→ **Supplied information**:

************

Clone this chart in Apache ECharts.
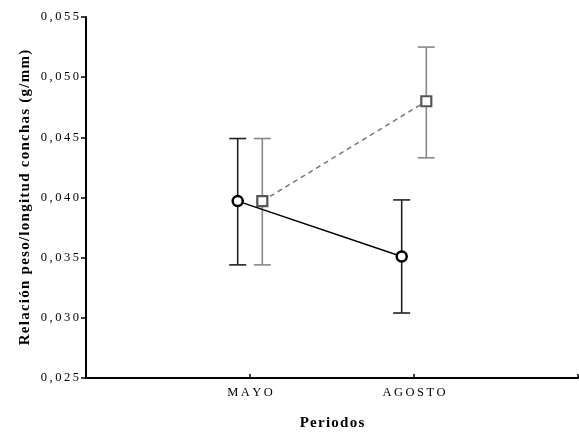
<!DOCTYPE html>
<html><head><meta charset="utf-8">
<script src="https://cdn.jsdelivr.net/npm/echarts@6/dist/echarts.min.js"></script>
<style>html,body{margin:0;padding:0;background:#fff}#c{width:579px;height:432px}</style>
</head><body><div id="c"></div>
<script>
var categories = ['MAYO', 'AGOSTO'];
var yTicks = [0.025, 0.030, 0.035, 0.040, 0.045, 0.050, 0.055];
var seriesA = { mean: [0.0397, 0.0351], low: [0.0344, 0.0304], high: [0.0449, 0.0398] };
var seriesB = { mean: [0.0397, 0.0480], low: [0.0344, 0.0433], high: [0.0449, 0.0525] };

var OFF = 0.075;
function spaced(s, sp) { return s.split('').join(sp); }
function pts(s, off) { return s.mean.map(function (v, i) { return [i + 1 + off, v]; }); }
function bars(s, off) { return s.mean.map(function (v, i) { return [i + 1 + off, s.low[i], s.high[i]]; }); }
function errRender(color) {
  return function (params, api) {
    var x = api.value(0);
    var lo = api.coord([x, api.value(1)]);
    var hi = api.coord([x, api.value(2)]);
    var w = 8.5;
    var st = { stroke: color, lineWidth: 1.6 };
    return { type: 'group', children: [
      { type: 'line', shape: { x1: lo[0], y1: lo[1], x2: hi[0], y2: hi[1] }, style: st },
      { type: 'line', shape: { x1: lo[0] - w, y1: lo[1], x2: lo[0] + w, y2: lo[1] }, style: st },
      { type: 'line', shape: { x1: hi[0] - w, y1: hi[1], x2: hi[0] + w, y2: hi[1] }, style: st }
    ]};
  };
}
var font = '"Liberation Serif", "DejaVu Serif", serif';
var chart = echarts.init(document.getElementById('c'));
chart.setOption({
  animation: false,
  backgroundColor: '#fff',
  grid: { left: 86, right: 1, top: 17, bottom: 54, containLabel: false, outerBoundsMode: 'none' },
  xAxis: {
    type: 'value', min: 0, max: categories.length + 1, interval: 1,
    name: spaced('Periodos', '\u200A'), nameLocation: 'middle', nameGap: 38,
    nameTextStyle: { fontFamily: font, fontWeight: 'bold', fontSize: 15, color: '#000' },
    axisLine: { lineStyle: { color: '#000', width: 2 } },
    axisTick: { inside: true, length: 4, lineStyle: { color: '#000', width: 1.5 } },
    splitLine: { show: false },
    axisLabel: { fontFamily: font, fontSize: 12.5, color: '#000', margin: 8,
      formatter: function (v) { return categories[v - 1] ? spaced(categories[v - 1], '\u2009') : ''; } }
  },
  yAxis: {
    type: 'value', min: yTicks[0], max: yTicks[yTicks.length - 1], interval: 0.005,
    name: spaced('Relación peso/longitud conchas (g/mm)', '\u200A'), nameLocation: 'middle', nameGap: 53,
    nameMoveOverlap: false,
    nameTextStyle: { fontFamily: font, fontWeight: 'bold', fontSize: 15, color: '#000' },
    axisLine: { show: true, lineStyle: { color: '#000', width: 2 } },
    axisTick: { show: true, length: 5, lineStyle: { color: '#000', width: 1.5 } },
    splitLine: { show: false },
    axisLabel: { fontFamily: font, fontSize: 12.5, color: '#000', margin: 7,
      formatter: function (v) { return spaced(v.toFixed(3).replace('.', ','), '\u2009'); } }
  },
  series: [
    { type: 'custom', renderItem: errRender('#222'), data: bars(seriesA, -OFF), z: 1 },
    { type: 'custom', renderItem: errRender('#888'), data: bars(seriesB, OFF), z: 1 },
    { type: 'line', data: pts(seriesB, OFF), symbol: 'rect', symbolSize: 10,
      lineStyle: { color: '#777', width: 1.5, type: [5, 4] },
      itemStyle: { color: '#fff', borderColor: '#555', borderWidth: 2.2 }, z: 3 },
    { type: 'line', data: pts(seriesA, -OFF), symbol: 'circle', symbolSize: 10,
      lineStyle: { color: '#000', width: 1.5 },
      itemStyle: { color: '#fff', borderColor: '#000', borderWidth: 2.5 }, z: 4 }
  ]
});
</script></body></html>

************

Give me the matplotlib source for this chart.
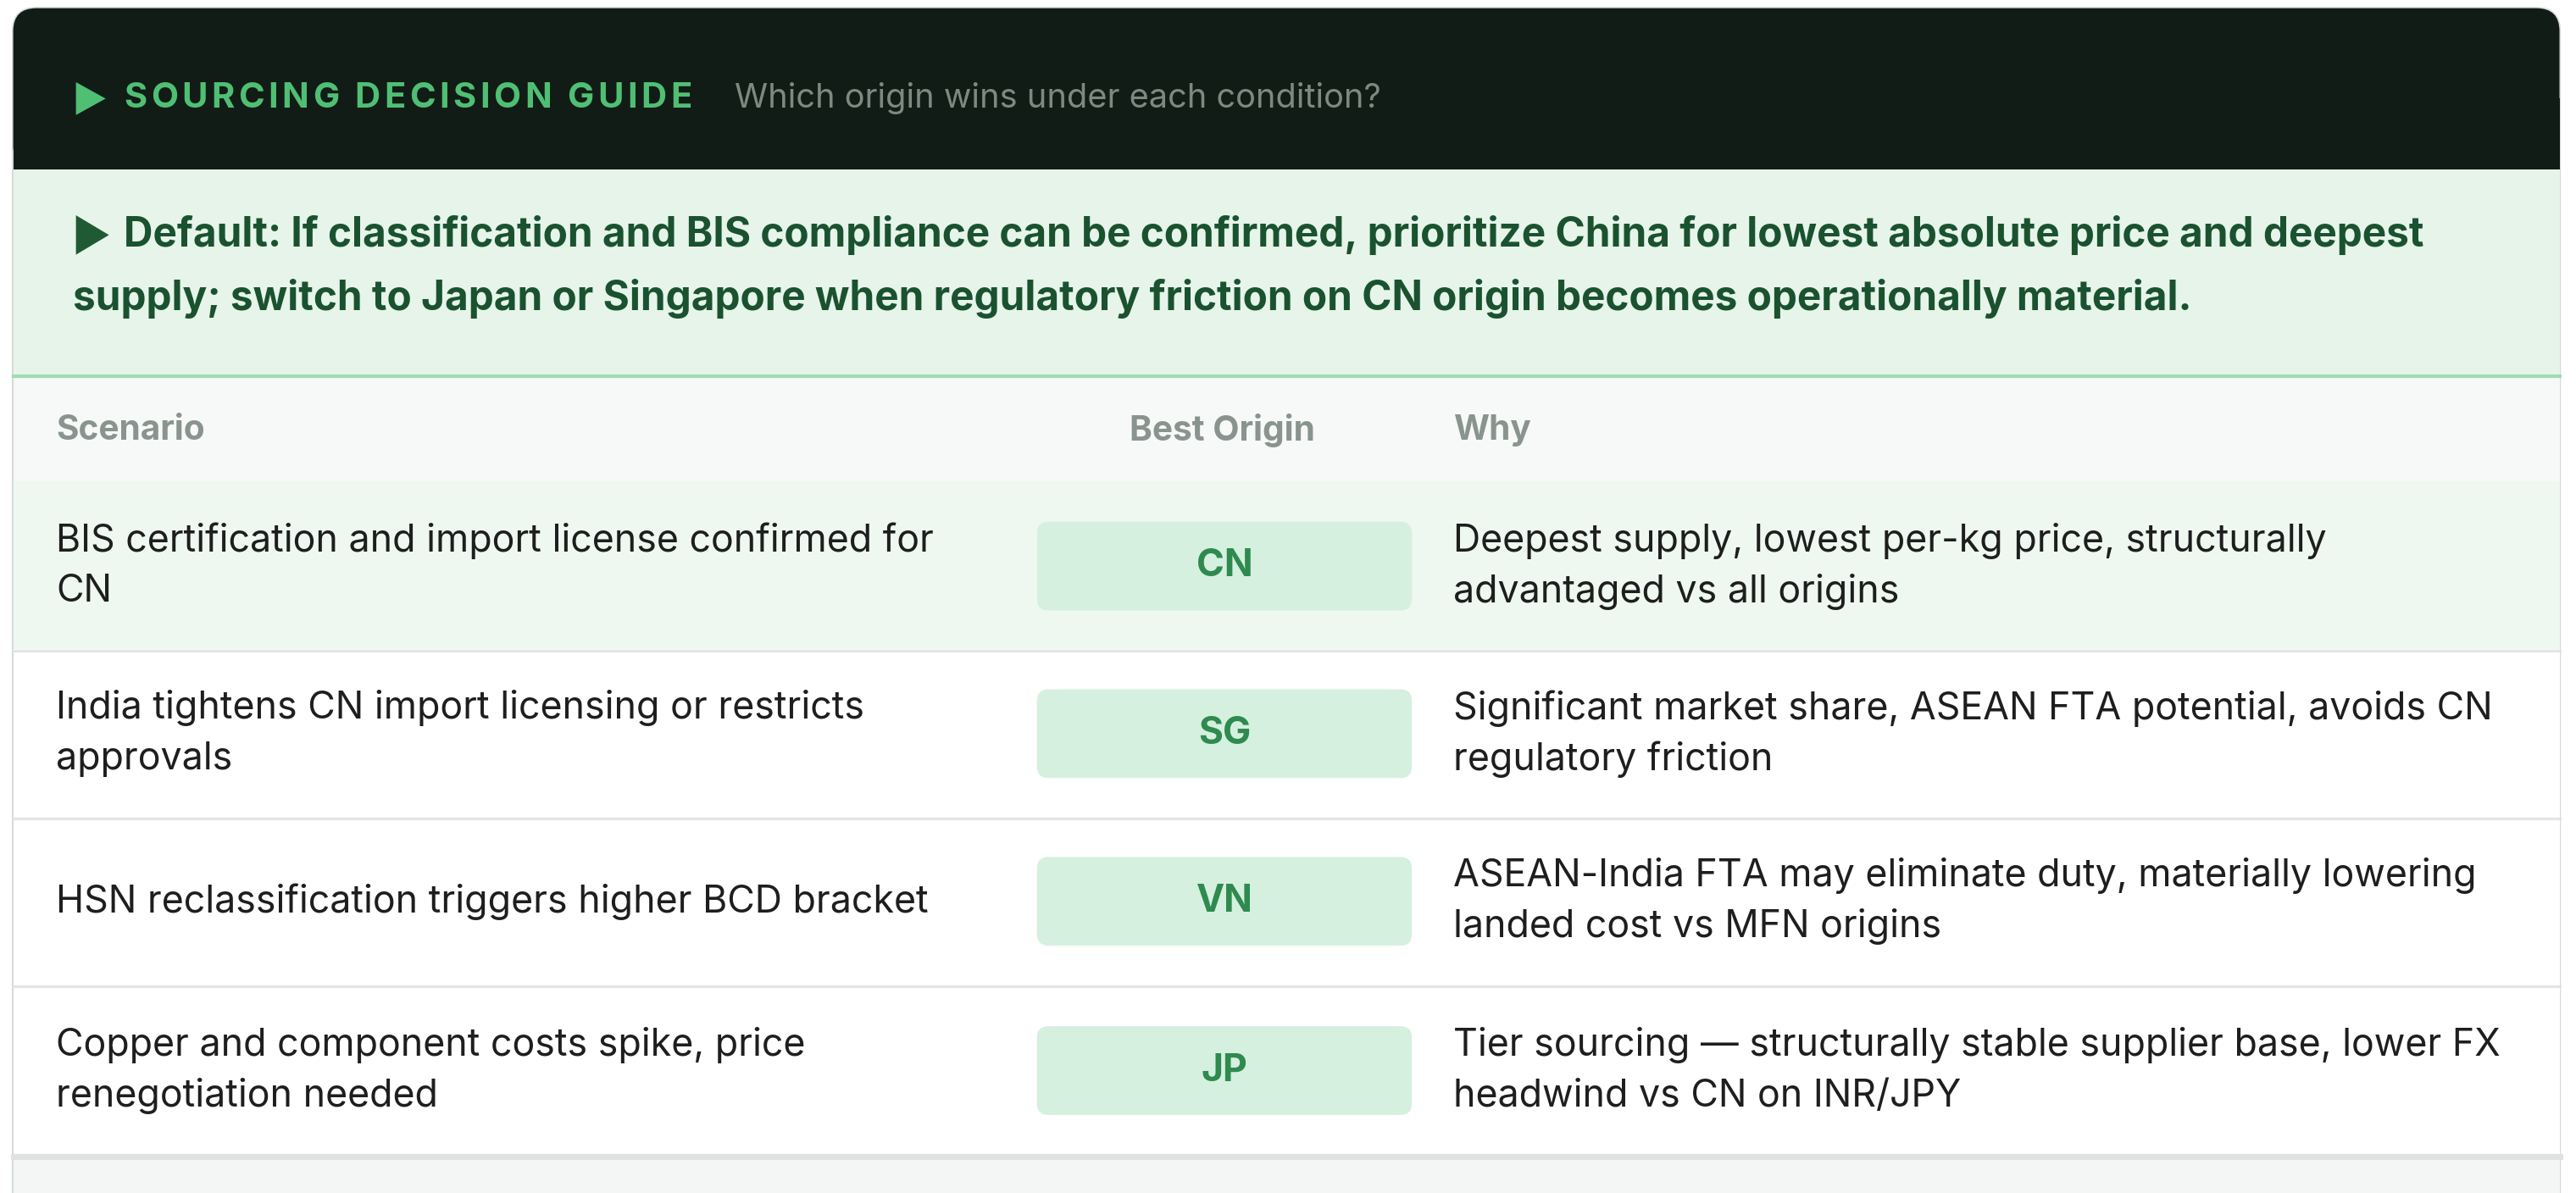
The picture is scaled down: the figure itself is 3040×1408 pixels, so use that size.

************

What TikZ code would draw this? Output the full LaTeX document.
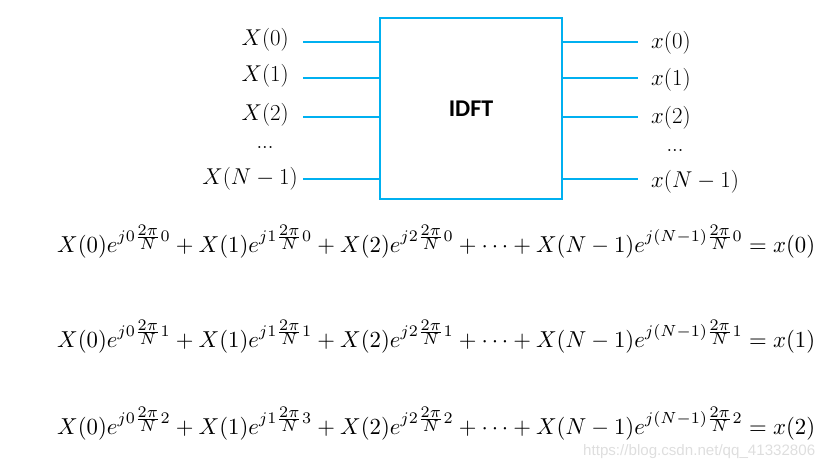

************

→ **Stated task**: Restate word for word the part that opens with the line containing "Give me the matplotlib source for this chart." and closes with the line containing "The picture is", both ends included, and nothing else. Omit any images.

→ **Complete answer**:
Give me the matplotlib source for this chart.
The picture is scaled down: the figure itself is 3040×1408 pixels, so use that size.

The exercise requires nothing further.